▶ _YOUR OBJECTIVE_
Line by line, repeat the data below exactly, beginning at the first line and ending at the line with "import * as". Omit pictures.

======== DATA BLOCK ========

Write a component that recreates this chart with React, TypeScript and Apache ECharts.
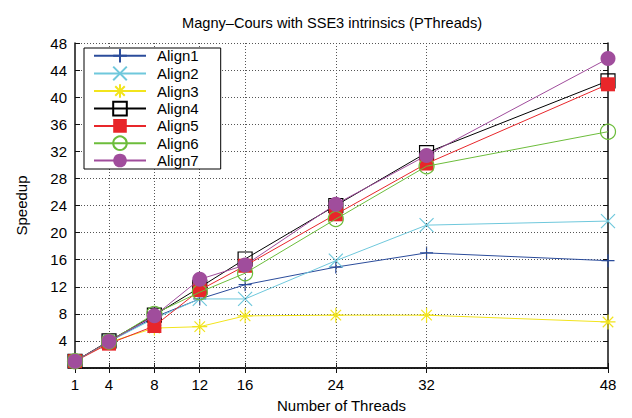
import React, { useEffect, useRef } from "react";
import * as echarts from "echarts";

const threads = [1, 4, 8, 12, 16, 24, 32, 48];
const align1 = [1, 3.9, 7.5, 10.2, 12.3, 14.9, 17.0, 15.85];
const align2 = [1, 3.9, 7.3, 10.2, 10.2, 15.85, 21.1, 21.7];
const align3 = [1, 3.8, 5.9, 6.1, 7.7, 7.8, 7.8, 6.8];
const align4 = [1, 4.0, 7.8, 11.9, 16.1, 24.0, 31.8, 42.4];
const align5 = [1, 3.6, 6.2, 11.5, 15.1, 22.7, 30.2, 41.9];
const align6 = [1, 3.9, 8.0, 11.2, 14.0, 22.0, 29.8, 34.9];
const align7 = [1, 3.9, 7.7, 13.1, 15.2, 24.2, 31.4, 45.7];
const seriesNames = ["Align1", "Align2", "Align3", "Align4", "Align5", "Align6", "Align7"];
const xTicks = [1, 4, 8, 12, 16, 24, 32, 48];
const gridXLines = [4, 8, 12, 16, 24, 32];

const FONT = "Liberation Sans";

export default function App() {
  const ref = useRef<HTMLDivElement>(null);
  useEffect(() => {
    const chart = echarts.init(ref.current!, null, { renderer: "svg" });
    const values = [align1, align2, align3, align4, align5, align6, align7];
    const colors = ["#2b4c9b", "#6fc8dc", "#f2e41c", "#000000", "#e8262a", "#6cbd3b", "#a04d9c"];
    const symbols = [
      "path://M0,5L10,5M5,0L5,10",
      "path://M0,0L10,10M10,0L0,10",
      "path://M0,5L10,5M5,0L5,10M1.5,1.5L8.5,8.5M8.5,1.5L1.5,8.5",
      "rect",
      "rect",
      "circle",
      "circle",
    ];
    const sizes = [13, 14, 15, 14, 14, 15, 15];
    const filled = [false, false, false, false, true, false, true];
    const series: any[] = values.map((vals, i) => ({
      type: "line",
      name: seriesNames[i],
      data: threads.map((t, j) => [t, vals[j]]),
      symbol: symbols[i],
      symbolSize: sizes[i],
      showAllSymbol: true,
      lineStyle: { color: colors[i], width: 1 },
      itemStyle: {
        color: filled[i] ? colors[i] : "transparent",
        borderColor: colors[i],
        borderWidth: filled[i] ? 0 : 1.2,
      },
      z: 3 + i,
    }));
    series.push({
      type: "line",
      data: [],
      silent: true,
      markLine: {
        silent: true,
        symbol: "none",
        label: { show: false },
        lineStyle: { color: "#555", type: [1, 2], width: 1 },
        data: gridXLines.map((v) => ({ xAxis: v })),
      },
      z: 1,
    });
    const axisLineStyle = { lineStyle: { color: "#111", width: 1.5 } };
    chart.setOption({
      animation: false,
      backgroundColor: "#fff",
      textStyle: { fontFamily: FONT },
      title: {
        text: "Magny\u2013Cours with SSE3 intrinsics (PThreads)",
        left: 177,
        top: 10,
        textStyle: { fontFamily: FONT, fontSize: 14.6, fontWeight: "normal", color: "#000" },
      },
      grid: { left: 75, right: 24, top: 43, bottom: 46, containLabel: false },
      legend: {
        data: seriesNames,
        orient: "vertical",
        left: 84,
        top: 48,
        itemWidth: 52,
        itemHeight: 17,
        itemGap: 2,
        padding: [0, 22, 1, 9],
        backgroundColor: "#fff",
        borderColor: "#000",
        borderWidth: 1,
        borderRadius: 0,
        textStyle: { fontFamily: FONT, fontSize: 15, color: "#000", padding: [0, 0, 0, 6] },
        z: 20,
      },
      xAxis: [
        {
          type: "value",
          min: 1,
          max: 48,
          name: "Number of Threads",
          nameLocation: "middle",
          nameGap: 30,
          nameTextStyle: { fontFamily: FONT, fontSize: 15, color: "#000" },
          axisLine: axisLineStyle,
          axisTick: { show: true, inside: true, length: 5, customValues: xTicks, lineStyle: { color: "#111" } },
          axisLabel: { customValues: xTicks, fontFamily: FONT, fontSize: 15, color: "#000", margin: 9 },
          splitLine: { show: false },
        },
        {
          type: "value",
          position: "top",
          min: 1,
          max: 48,
          axisLine: axisLineStyle,
          axisTick: { show: true, inside: true, length: 5, customValues: xTicks, lineStyle: { color: "#111" } },
          axisLabel: { show: false },
          splitLine: { show: false },
        },
      ],
      yAxis: [
        {
          type: "value",
          min: 0,
          max: 48,
          interval: 4,
          name: "Speedup",
          nameLocation: "middle",
          nameGap: 46,
          nameTextStyle: { fontFamily: FONT, fontSize: 15, color: "#000" },
          axisLine: { show: true, ...axisLineStyle },
          axisTick: { show: true, inside: true, length: 5, lineStyle: { color: "#111" } },
          axisLabel: {
            fontFamily: FONT,
            fontSize: 15,
            color: "#000",
            margin: 8,
            formatter: (v: number) => (v === 0 ? "" : String(v)),
          },
          splitLine: { show: true, lineStyle: { color: "#555", type: [1, 2], width: 1 } },
        },
        {
          type: "value",
          position: "right",
          min: 0,
          max: 48,
          interval: 4,
          axisLine: { show: true, ...axisLineStyle },
          axisTick: { show: true, inside: true, length: 5, lineStyle: { color: "#111" } },
          axisLabel: { show: false },
          splitLine: { show: false },
        },
      ],
      series,
    });
    return () => chart.dispose();
  }, []);
  return <div ref={ref} style={{ width: 632, height: 418, position: "absolute", left: 0, top: 0 }} />;
}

========

▶ _EXERCISE OUTPUT_
Write a component that recreates this chart with React, TypeScript and Apache ECharts.
import React, { useEffect, useRef } from "react";
import * as echarts from "echarts";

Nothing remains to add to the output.